Below is a listing; write it out exactly and drop any images from it.

## BEGIN Supplied material

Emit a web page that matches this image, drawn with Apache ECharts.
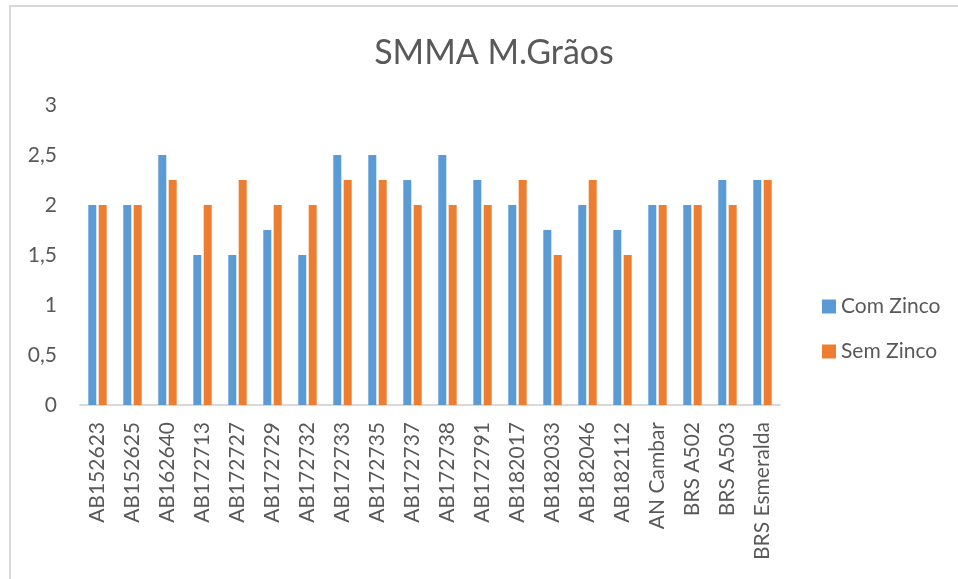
<!DOCTYPE html>
<html>
<head>
<meta charset="utf-8">
<script src="https://cdn.jsdelivr.net/npm/echarts@6/dist/echarts.min.js"></script>
<style>
  html, body { margin: 0; padding: 0; background: #fff; }
  #chart { width: 958px; height: 579px; }
</style>
</head>
<body>
<div id="chart"></div>
<script>
// categorias (genótipos)
var categories = ['AB152623', 'AB152625', 'AB162640', 'AB172713', 'AB172727', 'AB172729', 'AB172732',
  'AB172733', 'AB172735', 'AB172737', 'AB172738', 'AB172791', 'AB182017', 'AB182033',
  'AB182046', 'AB182112', 'AN Cambar', 'BRS A502', 'BRS A503', 'BRS Esmeralda'];
var comZinco = [2, 2, 2.5, 1.5, 1.5, 1.75, 1.5, 2.5, 2.5, 2.25, 2.5, 2.25, 2, 1.75, 2, 1.75, 2, 2, 2.25, 2.25];
var semZinco = [2, 2, 2.25, 2, 2.25, 2, 2, 2.25, 2.25, 2, 2, 2, 2.25, 1.5, 2.25, 1.5, 2, 2, 2, 2.25];
var yTicks = [0, 0.5, 1, 1.5, 2, 2.5, 3];

var font = 'Lato, "Open Sans", sans-serif';
var textColor = '#595959';

var myChart = echarts.init(document.getElementById('chart'));
var option = {
  backgroundColor: '#fff',
  animation: false,
  title: {
    text: 'SMMA M.Grãos',
    left: 489, top: 31, textAlign: 'center',
    textStyle: { fontFamily: font, fontSize: 34, fontWeight: 'normal', color: textColor }
  },
  // moldura do gráfico
  graphic: [{
    type: 'rect', silent: true,
    shape: { x: 10, y: 6, width: 1000, height: 1000 },
    style: { fill: 'none', stroke: '#d9d9d9', lineWidth: 2 }
  }],
  legend: {
    orient: 'vertical',
    left: 817, top: 291,
    itemWidth: 14, itemHeight: 14, itemGap: 24,
    icon: 'rect',
    textStyle: { fontFamily: font, fontSize: 21, color: textColor },
    data: ['Com Zinco', 'Sem Zinco']
  },
  grid: { left: 80, right: 178, top: 105, bottom: 174 },
  xAxis: {
    type: 'category',
    data: categories,
    axisLine: { lineStyle: { color: '#d9d9d9', width: 2 } },
    axisTick: { show: false },
    axisLabel: {
      rotate: 90, margin: 17, interval: 0,
      fontFamily: font, fontSize: 21, color: textColor
    }
  },
  yAxis: {
    type: 'value',
    min: 0, max: 3, interval: 0.5,
    splitLine: { show: false },
    axisLine: { show: false },
    axisTick: { show: false },
    axisLabel: {
      margin: 23,
      fontFamily: font, fontSize: 21, color: textColor,
      formatter: function (v) {
        return yTicks.indexOf(v) >= 0 ? String(v).replace('.', ',') : '';
      }
    }
  },
  series: [
    { name: 'Com Zinco', type: 'bar', data: comZinco, barWidth: 8, barGap: '30%',
      itemStyle: { color: '#5B9BD5' } },
    { name: 'Sem Zinco', type: 'bar', data: semZinco, barWidth: 8,
      itemStyle: { color: '#ED7D31' } }
  ]
};
myChart.setOption(option);
</script>
</body>
</html>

## END Supplied material

> **Written solution**
Emit a web page that matches this image, drawn with Apache ECharts.
<!DOCTYPE html>
<html>
<head>
<meta charset="utf-8">
<script src="https://cdn.jsdelivr.net/npm/echarts@6/dist/echarts.min.js"></script>
<style>
  html, body { margin: 0; padding: 0; background: #fff; }
  #chart { width: 958px; height: 579px; }
</style>
</head>
<body>
<div id="chart"></div>
<script>
// categorias (genótipos)
var categories = ['AB152623', 'AB152625', 'AB162640', 'AB172713', 'AB172727', 'AB172729', 'AB172732',
  'AB172733', 'AB172735', 'AB172737', 'AB172738', 'AB172791', 'AB182017', 'AB182033',
  'AB182046', 'AB182112', 'AN Cambar', 'BRS A502', 'BRS A503', 'BRS Esmeralda'];
var comZinco = [2, 2, 2.5, 1.5, 1.5, 1.75, 1.5, 2.5, 2.5, 2.25, 2.5, 2.25, 2, 1.75, 2, 1.75, 2, 2, 2.25, 2.25];
var semZinco = [2, 2, 2.25, 2, 2.25, 2, 2, 2.25, 2.25, 2, 2, 2, 2.25, 1.5, 2.25, 1.5, 2, 2, 2, 2.25];
var yTicks = [0, 0.5, 1, 1.5, 2, 2.5, 3];

var font = 'Lato, "Open Sans", sans-serif';
var textColor = '#595959';

var myChart = echarts.init(document.getElementById('chart'));
var option = {
  backgroundColor: '#fff',
  animation: false,
  title: {
    text: 'SMMA M.Grãos',
    left: 489, top: 31, textAlign: 'center',
    textStyle: { fontFamily: font, fontSize: 34, fontWeight: 'normal', color: textColor }
  },
  // moldura do gráfico
  graphic: [{
    type: 'rect', silent: true,
    shape: { x: 10, y: 6, width: 1000, height: 1000 },
    style: { fill: 'none', stroke: '#d9d9d9', lineWidth: 2 }
  }],
  legend: {
    orient: 'vertical',
    left: 817, top: 291,
    itemWidth: 14, itemHeight: 14, itemGap: 24,
    icon: 'rect',
    textStyle: { fontFamily: font, fontSize: 21, color: textColor },
    data: ['Com Zinco', 'Sem Zinco']
  },
  grid: { left: 80, right: 178, top: 105, bottom: 174 },
  xAxis: {
    type: 'category',
    data: categories,
    axisLine: { lineStyle: { color: '#d9d9d9', width: 2 } },
    axisTick: { show: false },
    axisLabel: {
      rotate: 90, margin: 17, interval: 0,
      fontFamily: font, fontSize: 21, color: textColor
    }
  },
  yAxis: {
    type: 'value',
    min: 0, max: 3, interval: 0.5,
    splitLine: { show: false },
    axisLine: { show: false },
    axisTick: { show: false },
    axisLabel: {
      margin: 23,
      fontFamily: font, fontSize: 21, color: textColor,
      formatter: function (v) {
        return yTicks.indexOf(v) >= 0 ? String(v).replace('.', ',') : '';
      }
    }
  },
  series: [
    { name: 'Com Zinco', type: 'bar', data: comZinco, barWidth: 8, barGap: '30%',
      itemStyle: { color: '#5B9BD5' } },
    { name: 'Sem Zinco', type: 'bar', data: semZinco, barWidth: 8,
      itemStyle: { color: '#ED7D31' } }
  ]
};
myChart.setOption(option);
</script>
</body>
</html>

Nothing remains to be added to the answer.